En effet, du fait de partager un même milieu, les interactions matrimoniales défient les barrières sociales et religieuses. Or, la société continue à condamner ou à rejeter les unions mixtes. Abandonner les nouveaux-nés participe de ce fait à se conformer aux normes sociales et à gommer son histoire matrimoniale.

Quel impact social ce phénomène pourrait causer ?

L’abandon des nouveaux-nés est une conséquence d’une maternité et d’une paternité inattendue et donc irresponsable de la part des étudiants et des étudiantes. Cette situation est susceptible de perturber le cursus universitaire de ces derniers et peut même contribuer à l’abandon des études.

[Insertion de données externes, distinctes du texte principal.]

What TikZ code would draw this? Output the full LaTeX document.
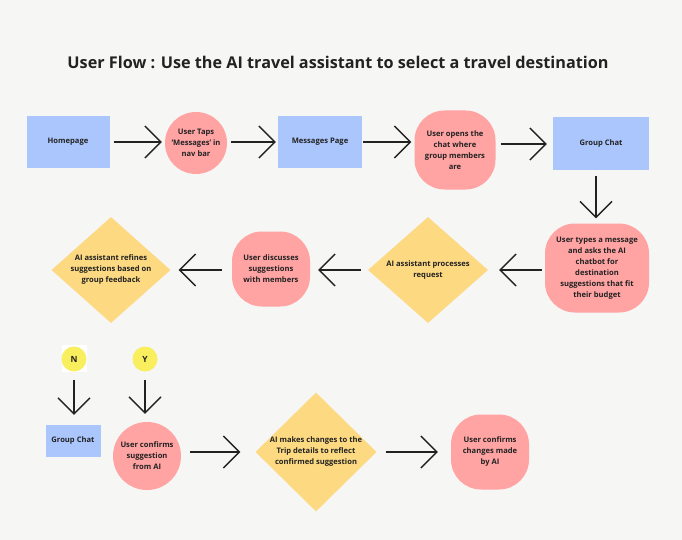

Quelles sont les solutions que vous proposez en tant qu’acteur et docteur de la société pour limiter voire stopper ce fléau ?

L’une des solutions réside dans la sensibilisation qui interpelle tous les acteurs sociaux notamment les responsables du Ministère de la Promotion de la femme et de la famille, les religieux, les enseignants, les leaders d’étudiants etc.

La sanction qui relève de l’application de la loi constitue tout aussi une solution car il s’agit là d’une infraction. En outre, les auteurs notamment l’étudiante mère perd sa valeur et statut de jeune fille et est frappée de la déchéance matrimoniale. Dans les sociétés du nord Cameroun, elle cesse d’être une jeune fille pour devenir simplement une prostituée. Attendu que le fait d’abandonner le nouveau-né constitue une infraction, l’auteur cours le risque d’être poursuivi par la justice et se retrouver en prison.